Research Expertise:

• Computational Algorithms for Electron Diffraction Data: We create and implement advanced computational algorithms to process and interpret electron diffraction data. These tools are essential for converting raw diffraction patterns into high-resolution structural models, aiding in the visualization of complex biological systems.
• Cryo-Electron Microscopy (Cryo-EM): Our research leverages cryo-EM to visualize biological macromolecules in their native states. By integrating MicroED with cryo-EM, we extend the capabilities of structural biology to study challenging targets such as membrane proteins, offering insights into their mechanisms at an atomic level.

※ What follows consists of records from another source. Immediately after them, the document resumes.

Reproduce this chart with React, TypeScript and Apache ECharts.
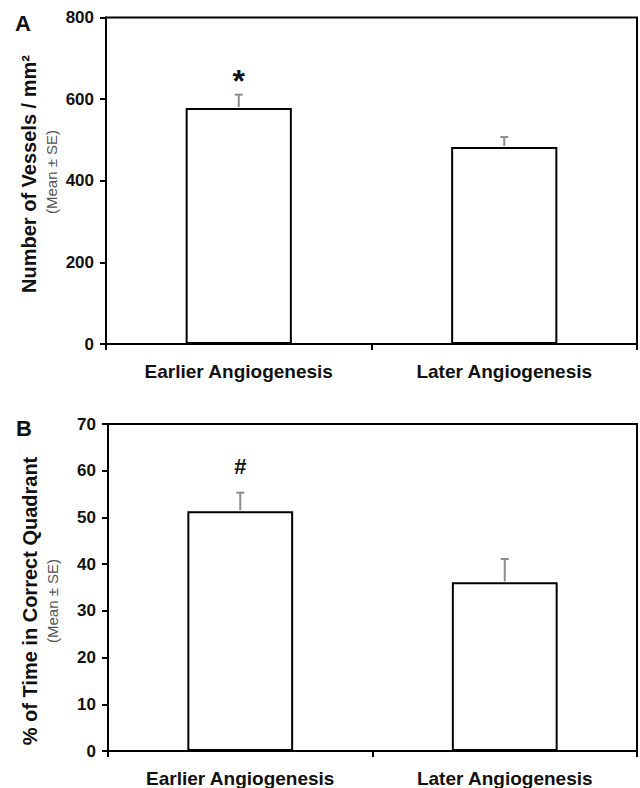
import React, { useEffect, useRef } from "react";
import * as echarts from "echarts";

const categories = ["Earlier Angiogenesis", "Later Angiogenesis"];

const vesselMeans = [578, 483];
const vesselSE = [33, 24];
const vesselMarks = ["*", ""];
const vesselMax = 800;
const vesselInterval = 200;

const quadrantMeans = [51.3, 36.1];
const quadrantSE = [4.0, 5.0];
const quadrantMarks = ["#", ""];
const quadrantMax = 70;
const quadrantInterval = 10;

const FONT = "'Liberation Sans', Arial, Helvetica, sans-serif";

function errorSeries(idx: number, means: number[], ses: number[], marks: string[], markFont: number, markOffset: number) {
  return {
    type: "custom",
    xAxisIndex: idx,
    yAxisIndex: idx,
    z: 5,
    silent: true,
    clip: false,
    encode: { x: 0, y: 1 },
    data: means.map((m, i) => [i, m, ses[i]]),
    renderItem: (params: any, api: any) => {
      const i = api.value(0);
      const m = api.value(1);
      const se = api.value(2);
      const base = api.coord([i, m]);
      const top = api.coord([i, m + se]);
      const children: any[] = [
        { type: "line", shape: { x1: base[0], y1: base[1] - 1, x2: top[0], y2: top[1] }, style: { stroke: "#8c8c8c", lineWidth: 2 } },
        { type: "line", shape: { x1: top[0] - 4, y1: top[1], x2: top[0] + 4, y2: top[1] }, style: { stroke: "#8c8c8c", lineWidth: 2 } },
      ];
      const mark = marks[params.dataIndex];
      if (mark) {
        children.push({
          type: "text",
          x: top[0],
          y: top[1] - markOffset,
          style: { text: mark, fontSize: markFont, fontWeight: "bold", fontFamily: FONT, fill: "#111", align: "center", verticalAlign: "middle" },
        });
      }
      return { type: "group", children };
    },
  };
}

function xAxisCfg(idx: number) {
  return {
    type: "category",
    gridIndex: idx,
    data: categories,
    boundaryGap: true,
    axisLine: { lineStyle: { color: "#000", width: 2 } },
    axisTick: { show: true, length: 6, lineStyle: { color: "#000", width: 2 } },
    axisLabel: { fontSize: 19, fontWeight: "bold", fontFamily: FONT, color: "#111", margin: 18 },
    splitLine: { show: false },
  };
}

function yAxisCfg(idx: number, max: number, interval: number) {
  return {
    type: "value",
    gridIndex: idx,
    min: 0,
    max,
    interval,
    axisLine: { show: true, lineStyle: { color: "#000", width: 2 } },
    axisTick: { show: true, length: 6, lineStyle: { color: "#000", width: 2 } },
    axisLabel: { fontSize: 17, fontWeight: "bold", fontFamily: FONT, color: "#111", margin: 12 },
    splitLine: { show: false },
  };
}

function barSeries(idx: number, means: number[]) {
  return {
    type: "bar",
    xAxisIndex: idx,
    yAxisIndex: idx,
    barWidth: "40%",
    data: means,
    itemStyle: { color: "#fff", borderColor: "#000", borderWidth: 2 },
  };
}

function rotText(text: string, x: number, y: number, size: number, bold: boolean, color: string) {
  return {
    type: "text",
    x,
    y,
    rotation: Math.PI / 2,
    style: { text, fontSize: size, fontWeight: bold ? "bold" : "normal", fontFamily: FONT, fill: color, align: "center", verticalAlign: "middle" },
  };
}

export default function App() {
  const ref = useRef<HTMLDivElement>(null);
  useEffect(() => {
    if (!ref.current) return;
    const chart = echarts.init(ref.current, undefined, { renderer: "svg" });
    chart.setOption({
      animation: false,
      backgroundColor: "#fff",
      grid: [
        { left: 106, top: 17.5, width: 531, height: 326.5, show: true, borderColor: "#000", borderWidth: 2, backgroundColor: "transparent" },
        { left: 108, top: 424, width: 529, height: 328, show: true, borderColor: "#000", borderWidth: 2, backgroundColor: "transparent" },
      ],
      xAxis: [xAxisCfg(0), xAxisCfg(1)],
      yAxis: [yAxisCfg(0, vesselMax, vesselInterval), yAxisCfg(1, quadrantMax, quadrantInterval)],
      series: [
        barSeries(0, vesselMeans),
        barSeries(1, quadrantMeans),
        errorSeries(0, vesselMeans, vesselSE, vesselMarks, 32, 14),
        errorSeries(1, quadrantMeans, quadrantSE, quadrantMarks, 22, 26),
      ],
      graphic: [
        { type: "text", left: 15, top: 12, style: { text: "A", fontSize: 22, fontWeight: "bold", fontFamily: FONT, fill: "#111" } },
        { type: "text", left: 16, top: 417, style: { text: "B", fontSize: 22, fontWeight: "bold", fontFamily: FONT, fill: "#111" } },
        rotText("Number of Vessels / mm²", 29, 174, 20, true, "#111"),
        rotText("(Mean ± SE)", 51, 172, 15, false, "#555"),
        rotText("% of Time in Correct Quadrant", 30, 601, 20, true, "#111"),
        rotText("(Mean ± SE)", 52, 601, 15, false, "#555"),
      ],
    });
    return () => chart.dispose();
  }, []);
  return <div ref={ref} style={{ position: "absolute", left: 0, top: 0, width: 640, height: 788 }} />;
}
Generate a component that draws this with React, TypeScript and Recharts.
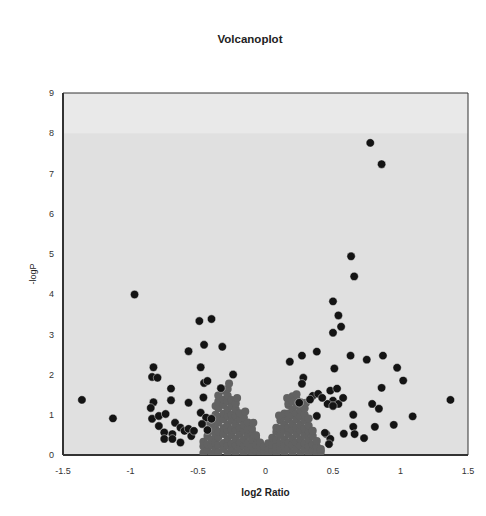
import { CartesianGrid, Label, ReferenceArea, Scatter, ScatterChart, XAxis, YAxis } from 'recharts';

// significant genes (black)
const sigLeft: [number, number][] = [
  [-1.36, 1.37], [-1.13, 0.91], [-0.97, 3.99], [-0.49, 3.33], [-0.40, 3.38], [-0.455, 2.74],
  [-0.32, 2.69], [-0.57, 2.58], [-0.48, 2.18], [-0.24, 2.0], [-0.83, 2.18], [-0.84, 1.94],
  [-0.80, 1.92], [-0.70, 1.65], [-0.455, 1.79], [-0.43, 1.84], [-0.70, 1.36], [-0.83, 1.31],
  [-0.57, 1.30], [-0.46, 1.43], [-0.85, 1.17], [-0.84, 0.90], [-0.79, 0.97], [-0.74, 1.02],
  [-0.79, 0.72], [-0.75, 0.56], [-0.75, 0.40], [-0.69, 0.52], [-0.67, 0.80], [-0.63, 0.68],
  [-0.60, 0.60], [-0.57, 0.65], [-0.55, 0.47], [-0.63, 0.31], [-0.69, 0.40], [-0.48, 1.05],
  [-0.44, 0.93], [-0.40, 0.90], [-0.47, 0.77], [-0.43, 0.62], [-0.33, 1.66], [-0.53, 0.60],
];
const sigRight: [number, number][] = [
  [0.776, 7.76], [0.86, 7.23], [0.634, 4.94], [0.657, 4.44], [0.50, 3.82], [0.54, 3.47],
  [0.56, 3.19], [0.50, 3.04], [0.38, 2.57], [0.27, 2.47], [0.18, 2.32], [0.63, 2.47],
  [0.75, 2.37], [0.87, 2.47], [0.975, 2.17], [1.02, 1.85], [0.51, 2.15], [0.28, 1.92],
  [0.27, 1.77], [0.86, 1.67], [1.37, 1.37], [1.09, 0.96], [0.95, 0.75], [0.81, 0.70],
  [0.79, 1.27], [0.84, 1.15], [0.65, 1.0], [0.65, 0.70], [0.66, 0.52], [0.58, 0.53],
  [0.73, 0.42], [0.45, 0.52], [0.48, 0.40], [0.47, 0.27], [0.35, 1.47], [0.39, 1.52],
  [0.33, 1.38], [0.48, 1.60], [0.53, 1.65], [0.50, 1.35], [0.54, 1.27], [0.575, 1.42],
  [0.46, 1.27], [0.38, 0.97], [0.44, 0.55], [0.42, 1.42], [0.50, 1.22], [0.25, 1.3],
];

// non-significant genes (grey), listed per column: x, then the -logP values
const grayLeft: [number, number[]][] = [
  [-0.46, [0.05, 0.22, 0.33]],
  [-0.43, [0.12, 0.27, 0.47]],
  [-0.40, [0.04, 0.24, 0.38, 0.6, 0.74]],
  [-0.37, [0.13, 0.3, 0.5, 0.64, 0.86, 1.0, 1.22]],
  [-0.35, [0.06, 0.25, 0.44, 0.58, 0.8, 0.95, 1.16, 1.33, 1.48]],
  [-0.31, [0.15, 0.3, 0.52, 0.67, 0.88, 1.03, 1.24, 1.38, 1.6]],
  [-0.28, [0.04, 0.24, 0.4, 0.6, 0.76, 0.97, 1.12, 1.33, 1.47, 1.64]],
  [-0.25, [0.13, 0.28, 0.5, 0.64, 0.86, 1.0, 1.22, 1.37]],
  [-0.22, [0.05, 0.25, 0.4, 0.62, 0.77, 0.97, 1.13, 1.28]],
  [-0.19, [0.15, 0.31, 0.52, 0.67, 0.88, 1.04]],
  [-0.16, [0.04, 0.23, 0.39, 0.6, 0.75, 0.93]],
  [-0.13, [0.13, 0.29, 0.5, 0.64, 0.81]],
  [-0.10, [0.04, 0.21, 0.37, 0.57, 0.65]],
  [-0.07, [0.11, 0.25, 0.43, 0.49]],
  [-0.04, [0.03, 0.19, 0.31]],
  [-0.01, [0.08, 0.21]],
];
const grayRight: [number, number[]][] = [
  [0.02, [0.03, 0.17, 0.29]],
  [0.05, [0.11, 0.25, 0.43]],
  [0.08, [0.04, 0.21, 0.37, 0.57, 0.68]],
  [0.11, [0.13, 0.29, 0.5, 0.65, 0.86]],
  [0.14, [0.05, 0.23, 0.39, 0.6, 0.75, 0.95, 1.03]],
  [0.17, [0.15, 0.31, 0.52, 0.67, 0.88, 1.03, 1.24, 1.29]],
  [0.20, [0.05, 0.25, 0.41, 0.62, 0.77, 0.98, 1.13, 1.34, 1.46]],
  [0.23, [0.15, 0.31, 0.52, 0.67, 0.88, 1.03, 1.23, 1.38, 1.51]],
  [0.26, [0.04, 0.23, 0.39, 0.6, 0.75, 0.95, 1.11, 1.31]],
  [0.29, [0.13, 0.29, 0.5, 0.65, 0.86, 1.0, 1.16]],
  [0.32, [0.04, 0.21, 0.37, 0.57, 0.73, 0.91]],
  [0.35, [0.11, 0.27, 0.47, 0.6]],
  [0.38, [0.04, 0.21, 0.35]],
  [0.41, [0.08, 0.15]],
];
const grayStray: [number, number][] = [
  [-0.27, 1.78], [-0.21, 1.42], [-0.15, 1.08], [-0.09, 0.8], [0.1, 0.98], [0.16, 1.42], [0.3, 1.3], [-0.42, 0.82],
];

const xTicks = [-1.5, -1, -0.5, 0, 0.5, 1, 1.5];
const yTicks = [0, 1, 2, 3, 4, 5, 6, 7, 8, 9];

const sigData = [...sigLeft, ...sigRight].map(([x, y]) => ({ x, y }));
const grayData = [
  ...[...grayLeft, ...grayRight].flatMap(([x, ys]) => ys.map((y) => ({ x, y }))),
  ...grayStray.map(([x, y]) => ({ x, y })),
];

const blackDot = (p: any) => (
  <circle cx={p.cx} cy={p.cy} r={4.2} fill="#141414" stroke="#f4f4f4" strokeOpacity={0.45} strokeWidth={1} />
);
const grayDot = (p: any) => <circle cx={p.cx} cy={p.cy} r={4} fill="#626262" />;

export default function App() {
  return (
    <div style={{ position: 'absolute', left: 0, top: 0, width: 486, height: 516, background: '#fff', fontFamily: 'Arial, "Liberation Sans", sans-serif' }}>
      <div style={{ position: 'absolute', top: 33, left: 150, width: 200, textAlign: 'center', fontSize: 11.5, fontWeight: 'bold', color: '#222' }}>
        Volcanoplot
      </div>
      <ScatterChart width={486} height={516} margin={{ top: 93, right: 18, bottom: 31, left: 43 }}>
        <CartesianGrid horizontal={false} vertical={false} fill="#e0e0e0" />
        <ReferenceArea x1={-1.5} x2={1.5} y1={8} y2={9} fill="#e9e9e9" fillOpacity={1} stroke="none" />
        <ReferenceArea x1={-1.5} x2={1.5} y1={0} y2={9} fill="none" stroke="#333" strokeWidth={1} />
        <XAxis
          type="number"
          dataKey="x"
          domain={[-1.5, 1.5]}
          ticks={xTicks}
          height={30}
          tickLine={false}
          tickSize={6}
          tickMargin={7}
          tick={{ fontSize: 9, fill: '#333' }}
          axisLine={{ stroke: '#333', strokeWidth: 2 }}
          allowDataOverflow
        >
          <Label value="log2 Ratio" position="center" dy={22} style={{ fontSize: 10, fontWeight: 'bold', fill: '#222' }} />
        </XAxis>
        <YAxis
          type="number"
          dataKey="y"
          domain={[0, 9]}
          ticks={yTicks}
          width={20}
          tickLine={false}
          tickSize={6}
          tickMargin={3}
          tick={{ fontSize: 9, fill: '#333' }}
          axisLine={{ stroke: '#333', strokeWidth: 2 }}
          allowDataOverflow
        >
          <Label value="-logP" angle={-90} position="center" dx={-20} style={{ fontSize: 9, fill: '#222' }} />
        </YAxis>
        <Scatter data={grayData} shape={grayDot} isAnimationActive={false} />
        <Scatter data={sigData} shape={blackDot} isAnimationActive={false} />
      </ScatterChart>
    </div>
  );
}
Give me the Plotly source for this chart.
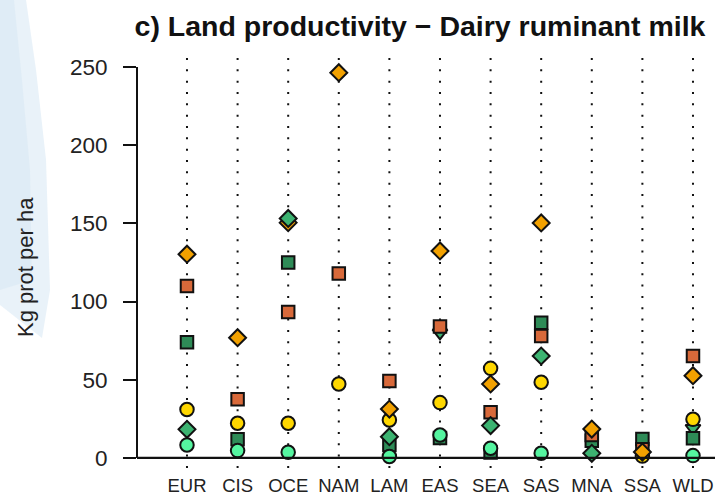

• Development of MicroED Techniques for Small Molecules: We are pioneering the use of MicroED for the structural determination of small molecules, including pharmaceuticals and novel compounds. This work expands the application of electron diffraction beyond macromolecules, providing valuable structural information for material science and drug discovery.
• Electron Counting and Radiation Damage Mitigation: We develop and refine protocols for electron counting in MicroED, enhancing data quality while mitigating the effects of radiation damage. This allows for more accurate structure determination, even from extremely small or radiation-sensitive crystals.
• Ion Beam Milling for CryoEM and MicroED: We develop advanced methods for thinning macromolecular and small molecular crystals at cryogenic temperatures using gallium and plasma ion beam sources. Our techniques enable the precise preparation of ideal samples for cryoEM and MicroED, facilitating high-resolution structural studies of membrane proteins and viral infection mechanisms in intact, frozen cells. By correlating light, electron, and ion beam images, we optimize sample quality, ensuring accurate and detailed structural analysis.
• Microcrystal Electron Diffraction (MicroED): We utilize MicroED to determine the atomic structures of macromolecules and small molecules from nanocrystals. By advancing techniques in sample preparation, such as focused ion beam (FIB) milling, and optimizing data acquisition methods, we achieve high-resolution structural data that is critical for understanding molecular function.
• Structural Analysis of Membrane Proteins: Our lab specializes in the structural characterization of membrane proteins using MicroED and cryo-EM. Through innovative approaches in sample preparation and data collection, we provide detailed models that reveal the intricate workings of these crucial biological molecules
• Structure-Based Drug Design: By elucidating the atomic structures of biological macromolecules, particularly those involved in disease pathways, we contribute to the rational design of therapeutic agents. Our structural insights inform the development of drugs with improved efficacy and specificity.